When the kernel gets past its initialization phase, it starts the very first process, init. Process #1 alone is very rarely useful by itself, and Unix-like systems run with a whole lifecycle of processes.

First of all, a process can clone itself (this is known as a fork). The kernel allocates a new, but identical, process memory space, and another process to use it. At this point in time, the only difference between these two processes is their pid. The new process is customarily called a child process, and the process whose pid doesn't change, is called the parent process.

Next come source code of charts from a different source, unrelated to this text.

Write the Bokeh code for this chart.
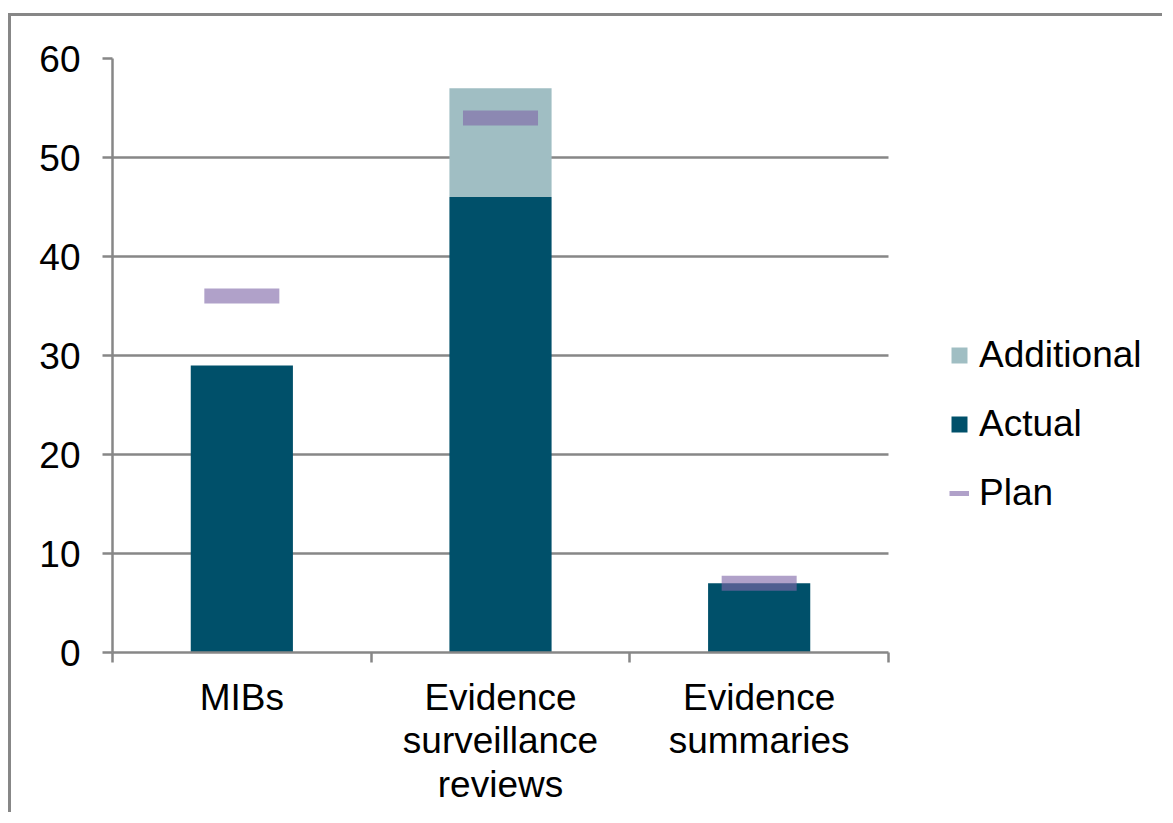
from bokeh.plotting import figure
from bokeh.models import (Range1d, FixedTicker, Legend, LegendItem, ColumnDataSource,
                          BoxAnnotation)
from bokeh.embed import file_html
from bokeh.resources import INLINE

# ---- data ----
categories = ["MIBs", "Evidence\nsurveillance\nreviews", "Evidence\nsummaries"]
actual = [29, 46, 7]
additional = [0, 11, 0]
plan = [36, 54, 7]
y_ticks = [0, 10, 20, 30, 40, 50, 60]

FONT = "Liberation Sans"
FS = "37px"
GRAY = "#878787"
C_ACTUAL = "#00506A"
C_ADD = "#A0BEC3"
C_PLAN = "#8067A8"

# layout (pixels)
FIG_W, FIG_H = 1154, 799
MB_LEFT, MB_TOP, MB_BOTTOM = 101, 42, 163
PLOT_W = 776                     # width of the plotting area holding the bars
frame_w = FIG_W - MB_LEFT
n = len(categories)
x_end = n * frame_w / PLOT_W     # extra room on the right for the legend

xpos = [i + 0.5 for i in range(n)]
top_total = [a + b for a, b in zip(actual, additional)]

src = ColumnDataSource(dict(x=xpos, actual=actual, add_top=top_total,
                            plan=plan))

p = figure(width=FIG_W, height=FIG_H, output_backend="svg", toolbar_location=None,
           x_range=Range1d(0, x_end), y_range=Range1d(0, 60),
           min_border_left=MB_LEFT, min_border_top=MB_TOP,
           min_border_bottom=MB_BOTTOM, min_border_right=0)
p.styles = {"border-left": f"3px solid {GRAY}", "border-top": f"3px solid {GRAY}",
            "margin-top": "13px", "margin-left": "8px"}
p.outline_line_color = None
p.background_fill_color = "white"

# grid
p.xgrid.grid_line_color = None
p.ygrid.grid_line_color = GRAY
p.ygrid.grid_line_width = 2.5
p.ygrid.ticker = FixedTicker(ticks=y_ticks)

# y axis
p.yaxis.ticker = FixedTicker(ticks=y_ticks)
p.yaxis.axis_line_color = GRAY
p.yaxis.axis_line_width = 2.5
p.yaxis.major_tick_line_color = GRAY
p.yaxis.major_tick_line_width = 2.5
p.yaxis.major_tick_out = 10
p.yaxis.major_tick_in = 0
p.yaxis.minor_tick_line_color = None
p.yaxis.major_label_text_font = FONT
p.yaxis.major_label_text_font_size = FS
p.yaxis.major_label_text_color = "black"
p.yaxis.major_label_standoff = 22

# x axis: labels at centers, ticks at category boundaries
p.xaxis.bounds = (0, n)
p.xaxis.ticker = FixedTicker(ticks=xpos, minor_ticks=list(range(n + 1)))
p.xaxis.major_label_overrides = {x: c for x, c in zip(xpos, categories)}
p.xaxis.axis_line_color = GRAY
p.xaxis.axis_line_width = 2.5
p.xaxis.major_tick_line_color = None
p.xaxis.major_tick_out = 0
p.xaxis.major_tick_in = 0
p.xaxis.minor_tick_line_color = GRAY
p.xaxis.minor_tick_line_width = 2.5
p.xaxis.minor_tick_out = 10
p.xaxis.minor_tick_in = 0
p.xaxis.major_label_text_font = FONT
p.xaxis.major_label_text_font_size = FS
p.xaxis.major_label_text_color = "black"
p.xaxis.major_label_text_line_height = 1.07
p.xaxis.major_label_standoff = 14

# blank out the grid to the right of the plotting area (legend zone)
p.add_layout(BoxAnnotation(left=n, fill_color="white", fill_alpha=1,
                           line_color=None, level="underlay"))

# bars
r_act = p.vbar(x="x", top="actual", bottom=0, width=0.395, source=src,
               fill_color=C_ACTUAL, line_color=None)
r_add = p.vbar(x="x", top="add_top", bottom="actual", width=0.395, source=src,
               fill_color=C_ADD, line_color=None)
r_plan = p.rect(x="x", y="plan", width=0.29, height=15, height_units="screen",
                source=src, fill_color=C_PLAN, fill_alpha=0.62, line_color=None)
r_plan_leg = p.line(x="x", y="plan", source=src, line_color=C_PLAN,
                    line_alpha=0.62, line_width=5, visible=False)

legend = Legend(items=[LegendItem(label="Additional", renderers=[r_add]),
                       LegendItem(label="Actual", renderers=[r_act]),
                       LegendItem(label="Plan", renderers=[r_plan_leg])],
                location=(837, 138), padding=0, margin=0, spacing=27,
                glyph_width=20, glyph_height=20, label_height=40,
                label_standoff=10, border_line_color=None,
                background_fill_alpha=0,
                label_text_font=FONT, label_text_font_size=FS,
                label_text_color="black")
p.add_layout(legend, "center")

open("out.html", "w").write(file_html(p, INLINE))
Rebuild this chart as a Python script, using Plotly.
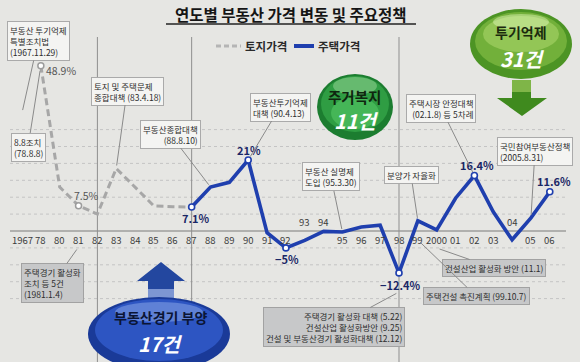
import plotly.graph_objects as go

W, H = 580, 362

# ---------------- data ----------------
years = ["1967", "78", "80", "81", "82", "83", "84", "85", "86", "87", "88", "89", "90",
         "91", "92", "93", "94", "95", "96", "97", "98", "99", "2000", "01", "02", "03",
         "04", "05", "06"]
land_years = ["78", "80", "81", "82", "83", "84", "85", "86", "87"]
land_change = [48.9, 13.0, 7.5, 5.0, 18.5, 13.0, 7.4, 7.2, 7.1]
house_years = ["87", "88", "89", "90", "91", "92", "93", "94", "95", "96", "97", "98",
               "99", "2000", "01", "02", "03", "04", "05", "06"]
house_change = [7.1, 13.0, 14.4, 21.0, -0.5, -5.0, -2.8, -0.1, -0.3, 1.2, 1.7, -12.4,
                3.0, 0.3, 9.7, 16.4, 5.7, -2.6, 3.9, 11.6]
house_labeled = ["87", "90", "92", "98", "02", "06"]
land_labeled = ["78", "81"]
ticks_above = ["93", "94", "04"]
era_dividers = ["82", "87", "98"]
grid_vals = [-20, -15, -10, -5, 5, 10, 15, 20, 25, 30]

# ---------------- layout helpers ----------------
X0, DX = 22.0, 18.85     # pixel of first category, pixel step
Y0, K = 231.0, 3.38      # pixel of zero line, pixels per percent
KR = "Noto Sans CJK KR"
NARROW = "Liberation Sans Narrow, Noto Sans CJK KR"
BLUE = "#1f3fae"
GRAY = "#a7a7a7"


def xi(c):
    return years.index(c)


def px(c):
    return X0 + xi(c) * DX


def py(v):
    return Y0 - v * K


def vy(p):
    return (Y0 - p) / K


def fx(p):
    return p / W


def fy(p):
    return 1 - p / H


def pct(v):
    return f"{v:g}%".replace("-", "\u2212")


fig = go.Figure()

# ---------------- traces ----------------
fig.add_trace(go.Scatter(x=[xi(c) for c in land_years], y=land_change, mode="lines",
                         name="토지가격", line=dict(color=GRAY, width=3, dash="7px,4px"),
                         showlegend=False))
fig.add_trace(go.Scatter(x=[xi(c) for c in house_years], y=house_change, mode="lines",
                         name="주택가격", line=dict(color=BLUE, width=3.6),
                         showlegend=False))
lv = dict(zip(land_years, land_change))
hv = dict(zip(house_years, house_change))
fig.add_trace(go.Scatter(x=[xi(c) for c in land_labeled], y=[lv[c] for c in land_labeled],
                         mode="markers", showlegend=False, hoverinfo="skip",
                         marker=dict(size=6, color="white", line=dict(color="#9c9c9c", width=1.5))))
fig.add_trace(go.Scatter(x=[xi(c) for c in house_labeled], y=[hv[c] for c in house_labeled],
                         mode="markers", showlegend=False, hoverinfo="skip",
                         marker=dict(size=6, color="white", line=dict(color=BLUE, width=1.6))))

shapes = []
ann = []


def label(xp, yp, text, size, color, family=None, xanchor="center"):
    ann.append(dict(xref="paper", yref="paper", x=fx(xp), y=fy(yp), text=text, showarrow=False,
                    xanchor=xanchor, yanchor="middle",
                    font=dict(family=family or KR, size=size, color=color)))


# grid + zero line + dividers
for g in grid_vals:
    shapes.append(dict(type="line", xref="paper", yref="y", x0=fx(10), x1=fx(566), y0=g, y1=g,
                       line=dict(color="#c4c4c4", width=1, dash="dot"), layer="below"))
shapes.append(dict(type="line", xref="paper", yref="y", x0=fx(10), x1=fx(566), y0=0, y1=0,
                   line=dict(color="#7a7a7a", width=1.2), layer="below"))
for c in era_dividers:
    shapes.append(dict(type="line", xref="x", yref="paper", x0=xi(c), x1=xi(c), y0=0, y1=fy(37),
                       line=dict(color="#8f8f8f", width=1), layer="below"))

# title + underline
label(291, 14, "<b>연도별 부동산 가격 변동 및 주요정책</b>", 15.5, "#151515")
shapes.append(dict(type="line", xref="paper", yref="paper", x0=fx(166), x1=fx(416), y0=fy(24), y1=fy(24),
                   line=dict(color="#222", width=1.3)))

# legend (manual)
shapes.append(dict(type="line", xref="paper", yref="paper", x0=fx(216), x1=fx(241), y0=fy(46), y1=fy(46),
                   line=dict(color="#b5b5b5", width=3, dash="5px,3px")))
label(243, 46, "<b>토지가격</b>", 11.5, "#2a2a2a", xanchor="left")
shapes.append(dict(type="line", xref="paper", yref="paper", x0=fx(294), x1=fx(314), y0=fy(46), y1=fy(46),
                   line=dict(color=BLUE, width=4)))
label(316, 46, "<b>주택가격</b>", 11.5, "#2a2a2a", xanchor="left")

# tick labels on the zero line
for c in years:
    ann.append(dict(x=xi(c), y=0, text=c, showarrow=False, yshift=(9 if c in ticks_above else -9),
                    xanchor="center", yanchor="middle",
                    font=dict(family=NARROW, size=9.5, color="#3c3c3c")))

# value labels
house_off = {"87": (4, -11), "90": (1, 10), "92": (1, -11), "98": (1, -12), "02": (3, 11), "06": (4, 11)}
for c in house_labeled:
    dxp, dyp = house_off[c]
    ann.append(dict(x=xi(c), y=hv[c], text=f"<b>{pct(hv[c])}</b>", showarrow=False, xshift=dxp, yshift=dyp,
                    xanchor="center", yanchor="middle",
                    font=dict(family=NARROW, size=11, color="#1a2766")))
land_off = {"78": (20, -5), "81": (8, 10)}
for c in land_labeled:
    dxp, dyp = land_off[c]
    ann.append(dict(x=xi(c), y=lv[c], text=pct(lv[c]), showarrow=False, xshift=dxp, yshift=dyp,
                    xanchor="center", yanchor="middle",
                    font=dict(family=NARROW, size=10.5, color="#555")))


def callout(text, cat, val, cx, cy, gray=False, align="left", standoff=3):
    tx, ty = px(cat), py(val)
    ann.append(dict(x=xi(cat), y=val, ax=cx - tx, ay=cy - ty, text=text, showarrow=True,
                    arrowhead=0, arrowwidth=1, arrowcolor="#8a8a8a", standoff=standoff, align=align,
                    bgcolor=("#c7c8c9" if gray else "#f4f4f2"),
                    bordercolor=("#a2a2a2" if gray else "#aaaaaa"), borderwidth=1, borderpad=2,
                    font=dict(family=KR, size=8.5, color="#2e2e2e")))


callout("부동산 투기억제<br>특별조치법<br>(1967.11.29)", "1967", vy(113), 38, 41)
callout("8.8조치<br>(78.8.8)", "78", lv["78"], 28, 147, standoff=5)
callout("토지 및 주택문제<br>종합대책 (83.4.18)", "83", lv["83"], 127, 91)
callout("부동산종합대책<br>(88.8.10)", "88", hv["88"], 170, 134, align="right")
callout("부동산투기억제<br>대책 (90.4.13)", "90", hv["90"], 280, 107, standoff=4)
callout("부동산 실명제<br>도입 (95.3.30)", "95", hv["95"], 331, 177)
callout("분양가 자율화", "99", hv["99"], 411, 175)
callout("주택시장 안정대책<br>(02.1.8) 등 5차례", "02", hv["02"], 441, 108, align="right", standoff=4)
callout("국민참여부동산정책<br>(2005.8.31)", "05", hv["05"], 535, 151)
callout("주택경기 활성화<br>조치 등 5건<br>(1981.1.4)", "81", vy(247), 53, 283, gray=True)
callout("주택경기 활성화 대책 (5.22)<br>건설산업 활성화방안 (9.25)<br>건설 및 부동산경기 활성화대책 (12.12)",
        "98", vy(292), 334, 327, gray=True, align="right")
callout("건설산업 활성화 방안 (11.1)", "2000", vy(248), 494, 268, gray=True)
callout("주택건설 촉진계획 (99.10.7)", "99", vy(240), 476, 296, gray=True)


# ---------------- badges (ellipses + arrows) ----------------
def ellipse(cx, cy, rx, ry, color):
    shapes.append(dict(type="circle", xref="paper", yref="paper", x0=fx(cx - rx), x1=fx(cx + rx),
                       y0=fy(cy + ry), y1=fy(cy - ry), fillcolor=color, line=dict(width=0)))


def poly(pts, color):
    d = "M " + " L ".join(f"{fx(a):.5f},{fy(b):.5f}" for a, b in pts) + " Z"
    shapes.append(dict(type="path", xref="paper", yref="paper", path=d, fillcolor=color,
                       line=dict(width=0)))


# 주거복지 11건
ellipse(355, 107, 38, 33, "#1c7d30")
ellipse(355, 104, 34, 28, "#2f9d43")
ellipse(355, 113, 24, 16, "#45b657")
ellipse(355, 86, 22, 9, "rgba(205,240,195,0.35)")
label(355, 96, "<b>주거복지</b>", 14.5, "#0f260f")
label(356, 121, "<b><i>11건</i></b>", 20, "white")

# 투기억제 31건 + down arrow
poly([(512, 80), (531, 80), (531, 98), (547, 98), (522, 116), (497, 98), (512, 98)], "#3f8a1e")
poly([(512, 80), (531, 80), (531, 92), (512, 92)], "#7fb548")
ellipse(521, 44, 51, 35, "#4c9424")
ellipse(521, 41, 46, 29, "#72b03a")
ellipse(521, 34, 38, 18, "#93c656")
ellipse(521, 22, 28, 8, "rgba(230,250,190,0.45)")
label(521, 32, "<b>투기억제</b>", 14, "#1b2a0e")
label(522, 58, "<b><i>31건</i></b>", 20, "white")

# 부동산경기 부양 17건 + up arrow
poly([(161, 262), (185, 281), (174, 281), (174, 300), (148, 300), (148, 281), (137, 281)], "#23479f")
poly([(148, 289), (174, 289), (174, 300), (148, 300)], "#7d96d2")
ellipse(159, 334, 71, 37, "#1a3a98")
ellipse(159, 330, 64, 31, "#2d55c2")
ellipse(159, 312, 44, 10, "rgba(170,195,245,0.40)")
label(160, 317, "<b>부동산경기 부양</b>", 14, "#0b1535")
label(160, 343, "<b><i>17건</i></b>", 20, "white")

fig.update_layout(
    width=W, height=H, margin=dict(l=0, r=0, t=0, b=0, pad=0, autoexpand=False),
    paper_bgcolor="#e6e6e3", plot_bgcolor="#e6e6e3",
    xaxis=dict(range=[-X0 / DX, (W - X0) / DX], visible=False, fixedrange=True),
    yaxis=dict(range=[-(H - Y0) / K, Y0 / K], visible=False, fixedrange=True),
    shapes=shapes, annotations=ann, showlegend=False,
)

fig.write_html("out.html", config={"displayModeBar": False},
               post_script="document.body.style.margin='0';document.body.style.overflow='hidden';")
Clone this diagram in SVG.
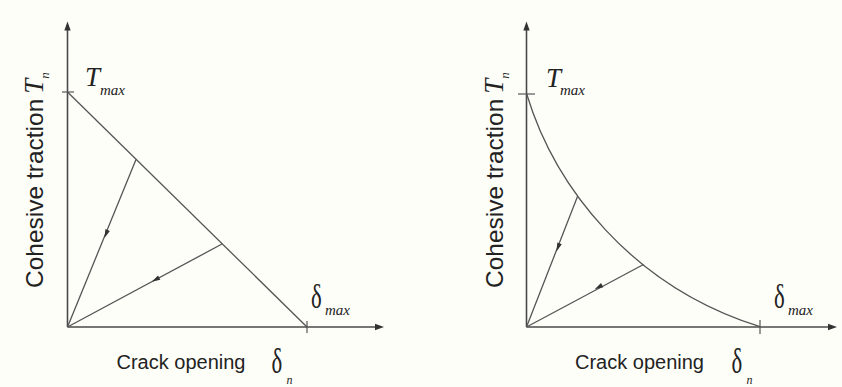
<svg xmlns="http://www.w3.org/2000/svg" width="842" height="387" viewBox="0 0 842 387">
  <style>
    .axis { stroke: #4a4a4a; stroke-width: 1.6; fill: none; }
    .curve { stroke: #555; stroke-width: 1.3; fill: none; }
    .tick { stroke: #555; stroke-width: 1.2; }
    .lbl { font-family: "Liberation Sans", Arial, sans-serif; font-size: 24.5px; fill: #222; }
    .lbl2 { font-family: "Liberation Sans", Arial, sans-serif; font-size: 20px; fill: #222; }
    .sym { font-family: "Liberation Serif", "Times New Roman", serif; fill: #222; }
    .it { font-style: italic; }
    .ah { fill: #333; }
  </style>
  <defs>
    <path id="axhead" d="M0,0 L-9,-3.2 L-9,3.2 Z"/>
    <path id="ah" d="M1.5,0 L-7,-2.4 L-7,2.4 Z"/>
  </defs>
  <rect width="842" height="387" fill="#fefef9"/>

  <!-- Left panel -->
  <g id="left-panel">
    <g id="left-axes">
      <line class="axis" x1="67.5" y1="327" x2="67.5" y2="30"/>
      <use href="#axhead" class="ah" transform="translate(67.5,21.5) rotate(-90)"/>
      <line class="axis" x1="67.5" y1="327" x2="376" y2="327"/>
      <use href="#axhead" class="ah" transform="translate(384,327)"/>
      <line class="tick" x1="62" y1="92" x2="74" y2="92"/>
      <line class="tick" x1="307" y1="321" x2="307" y2="333"/>
    </g>
    <g id="left-connectors">
      <line class="curve" x1="67.5" y1="92" x2="307" y2="327"/>
      <line class="curve" x1="136" y1="159.5" x2="67.5" y2="327"/>
      <line class="curve" x1="222" y1="244" x2="67.5" y2="327"/>
      <use href="#ah" class="ah" transform="translate(105,236.5) rotate(112.2)"/>
      <use href="#ah" class="ah" transform="translate(153,281) rotate(151.8)"/>
    </g>
    <g id="left-labels">
      <text class="lbl" transform="translate(43,288) rotate(-90)">Cohesive traction<tspan class="sym it" dx="5" font-size="27">T</tspan><tspan class="sym it" font-size="13" dy="6">n</tspan></text>
      <text class="sym it" x="85" y="86" font-size="27">T</text>
      <text class="sym it" x="100" y="95" font-size="15">max</text>
      <text class="sym" transform="translate(311,308) scale(0.95,1.4)" font-size="24">δ</text>
      <text class="sym it" x="325" y="315" font-size="15">max</text>
      <text class="lbl2" x="116.5" y="369">Crack opening</text>
      <text class="sym" transform="translate(271.5,373) scale(0.95,1.45)" font-size="24">δ</text>
      <text class="sym it" x="286.5" y="384" font-size="12">n</text>
    </g>
  </g>

  <!-- Right panel -->
  <g id="right-panel">
    <g id="right-axes">
      <line class="axis" x1="526.5" y1="327" x2="526.5" y2="30"/>
      <use href="#axhead" class="ah" transform="translate(526.5,21.5) rotate(-90)"/>
      <line class="axis" x1="526.5" y1="327" x2="829" y2="327"/>
      <use href="#axhead" class="ah" transform="translate(837,327)"/>
      <line class="tick" x1="518" y1="94" x2="535" y2="94"/>
      <line class="tick" x1="760" y1="320" x2="760" y2="334"/>
    </g>
    <g id="right-connectors">
      <path class="curve" d="M526.7,94 C554.7,186.7 631.7,286.7 760,326.7"/>
      <line class="curve" x1="577.5" y1="196.5" x2="526.5" y2="327"/>
      <line class="curve" x1="643.5" y1="264.5" x2="526.5" y2="327"/>
      <use href="#ah" class="ah" transform="translate(557,250) rotate(111.4)"/>
      <use href="#ah" class="ah" transform="translate(596,288.5) rotate(151.8)"/>
    </g>
    <g id="right-labels">
      <text class="lbl" transform="translate(503,288) rotate(-90)">Cohesive traction<tspan class="sym it" dx="5" font-size="27">T</tspan><tspan class="sym it" font-size="13" dy="6">n</tspan></text>
      <text class="sym it" x="546" y="87" font-size="27">T</text>
      <text class="sym it" x="560" y="95" font-size="15">max</text>
      <text class="sym" transform="translate(774,308) scale(0.95,1.4)" font-size="24">δ</text>
      <text class="sym it" x="788" y="315" font-size="15">max</text>
      <text class="lbl2" x="575" y="369">Crack opening</text>
      <text class="sym" transform="translate(731.5,373) scale(0.95,1.45)" font-size="24">δ</text>
      <text class="sym it" x="746.5" y="384" font-size="12">n</text>
    </g>
  </g>
</svg>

Sometimes, the child process continues to lead its own life independently from its parent, with its own data copied from the the parent process. In many cases, though, this child process executes another program. With a few exceptions, its memory is simply replaced by that of the new program, and execution of this new program begins. One of the very first actions of process number 1 thus is to duplicate itself (which means there are, for a tiny amount of time, two running copies of the same init process), but the child process is then replaced by the first system initialization script, usually /etc/init.d/rcS. This script, in turn, clones itself and runs several other programs. At some point, one process among init's offspring starts a graphical interface for users to log in to (the actual sequence of events is described in more details in Section 9.1, “System Boot”).

When a process finishes the task for which it was started, it terminates. The kernel then recovers the memory assigned to this process, and stops giving it slices of running time. The parent process is told about its child process being terminated, which allows a process to wait for the completion of a task it delegated to a child process. This behaviour is plainly visible in command-line interpreters (known as shells). When a command is typed into a shell, the prompt only comes back when the execution of the command is over. Most shells allow for running the command in the background, it is a simple matter of adding an & to the end of the command. The prompt is displayed again right away, which can lead to problems if the command needs to display data of its own.

B.5.2. Daemons

A “daemon” is a process started automatically by the boot sequence. It keeps running (in the background) to perform maintenance tasks or provide services to other processes. This “background task” is actually arbitrary, and does not match anything particular from the system's point of view. They are simply processes, quite similar to other processes, which run in turn when their time slice comes. The distinction is only in the human language: a process that runs with no interaction with a user (in particular, without any graphical interface) is said to be running “in the background” or “as a daemon”.

VOCABULARY Daemon, demon, a derogatory term?

Although daemon term shares its Greek etymology with demon, the former does not imply diabolical evil, instead, it should be understood as a kind-of helper spirit. This distinction is subtle enough in English, but it's even worse in other languages where the same word is used for both meanings.

Several such daemons are described in detail in Chapter 9, Unix Services.